Awesome
Longformer Encoder Decoder Baselines for Qasper
This is an implementation of the baselines reported in the paper A Dataset of Information-Seeking Questions and Answers Anchored in Research Papers by Dasigi et al., published at NAACL 2021.
Prerequisites
-
Download data from here.
-
Install requirements as follows:
pip install -r requirements.txt
Experiments
With evidence selection scaffold
The configuration file to use is training_config/led_base_with_evidence_scaffold.jsonnet
. Remember to set the data paths before training.
allennlp train training_config/led_base_with_evidence_scaffold.jsonnet -s <PATH TO SERIALIZATION DIRECTORY> --include-package qasper_baselines
At the end of training, you will see results on the development set. best_validation_answer_f1
and best_validation_evidence_f1
should give you the Answer F1
and Evidence F1
reported in the paper.
If you do not have a GPU, you will need to set cuda_device
to -1
.
Without evidence scaffold
Just set use_evidence_scaffold
in the model
section of the configuration to false
.
Experiments on shorter contexts
The paper also reports results of training and evaluating models given contexts shorter than the full text of the paper. Use the configuration file training_config/led_base_smaller_context.jsonnet
for these experiments, and set the context
field in the dataset_reader
and validation_dataset_reader
sections of the configuration to appropriate values.

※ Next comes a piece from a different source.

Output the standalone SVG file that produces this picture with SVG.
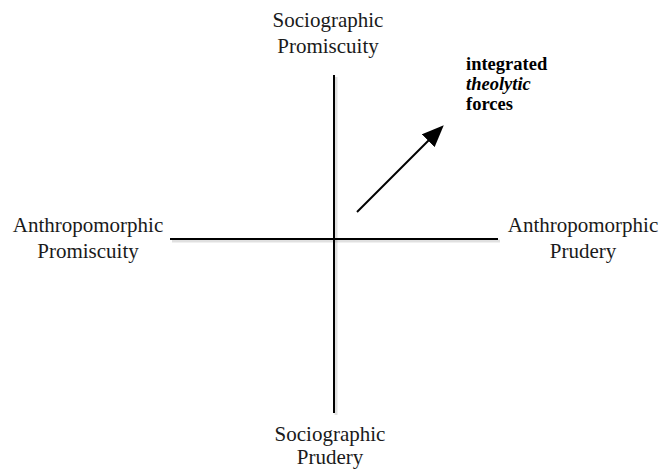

Heuristic evidence baselines
The script scripts/evidence_retrieval_heuristic_baselines.py
contains these baselines. Just run
python scripts/evidence_retrieval_heuristic_baselines.py <PATH TO DEV DATA>
You will need to install sklearn
for this script.
Feel free to open pull requests if find any thing that needs fixing.
Experiments with LED-large
You can run these by changing the value of transformer_model
variable to allenai/led-large-16384
. Note that as stated in the paper, the answer_f1
value will be very low (less than 20 F1 points).